Ada kemudian yang berpendapat bisa jadi fasilitas dan penanganan RS swasta lebih lengkap dan lebih baik dibandingkan RSUD. Untuk pendapat seperti ini memang ada benarnya. RSUD dan RS Swasta kadang memiliki perbedaan yang mencolok. Mulai dari pelayanan, fasilitas, maupun kualitas dokternya. Ingat, tidak selalu seperti itu. Terlepas dari keadaan itu, apa yang terjadi pada kasus si pasien tadi sebenarnya tidak berlaku. Urusan medis mereka bukanlah perkara sangat serius dan darurat. Hanya urusan biasa, yang bahkan bisa dilakukan di rumah sendiri. Berita pun sambung-menyambung dari satu pasien ke pasien lain, dari mulut ke mulut kalau si dokter itu memang sering melakukan hal serupa. Rela mengalihkan pasien yang ditanganinya di RSUD ke RS Swasta hanya karena ingin menambah pundi-pundi uang.

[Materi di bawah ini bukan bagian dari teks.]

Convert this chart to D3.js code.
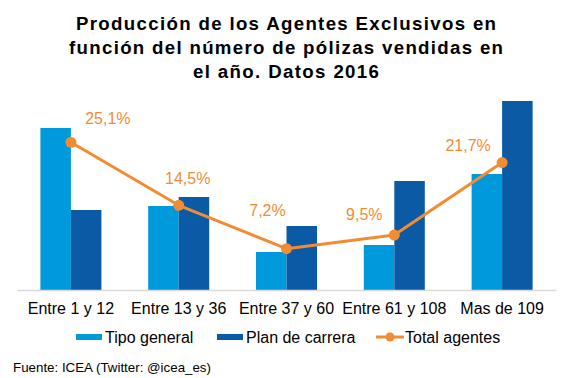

Kupikir, dokter semacam itu berwujud tidak sedikit. Ya, kita harus menerima kenyataan itu. Pada akhirnya, bagaimana mungkin keluarga seorang pasien yang meninggal dunia tinggal diam saja jika mendapati keluarganya meninggal di tangan seorang dokter. Tidak terima sehingga keinginan untuk melakukan penyelidikan mendalam pun dilakukan tanpa jeda. Satu sisi, mungkin si keluarga sedang bersedih dan gegabah. Di sisi lain bisa jadi akal sehat sedang berduet dengan emosinya untuk mengungkap sesuatu yang diyakininya benar. Bisa jadi memang benar, sehingga tidak perlu terjadi pada orang lain. Atau mungkin hanya sebatas memuaskan nafsu amarahnya saja.

Penyelidikan dengan melibatkan aparat penegak hukum dalam dunia medis semestinya tidak perlu terjadi andai memang setiap proses berjalan sesuai standard operating procedure yang ada. Sayangnya, indikasi menyalahi aturan kadang memang ditemukan. Misalnya pembiaran, penelantaran, kelalaian, menunda-nunda atau apapun bahasa hukumnya.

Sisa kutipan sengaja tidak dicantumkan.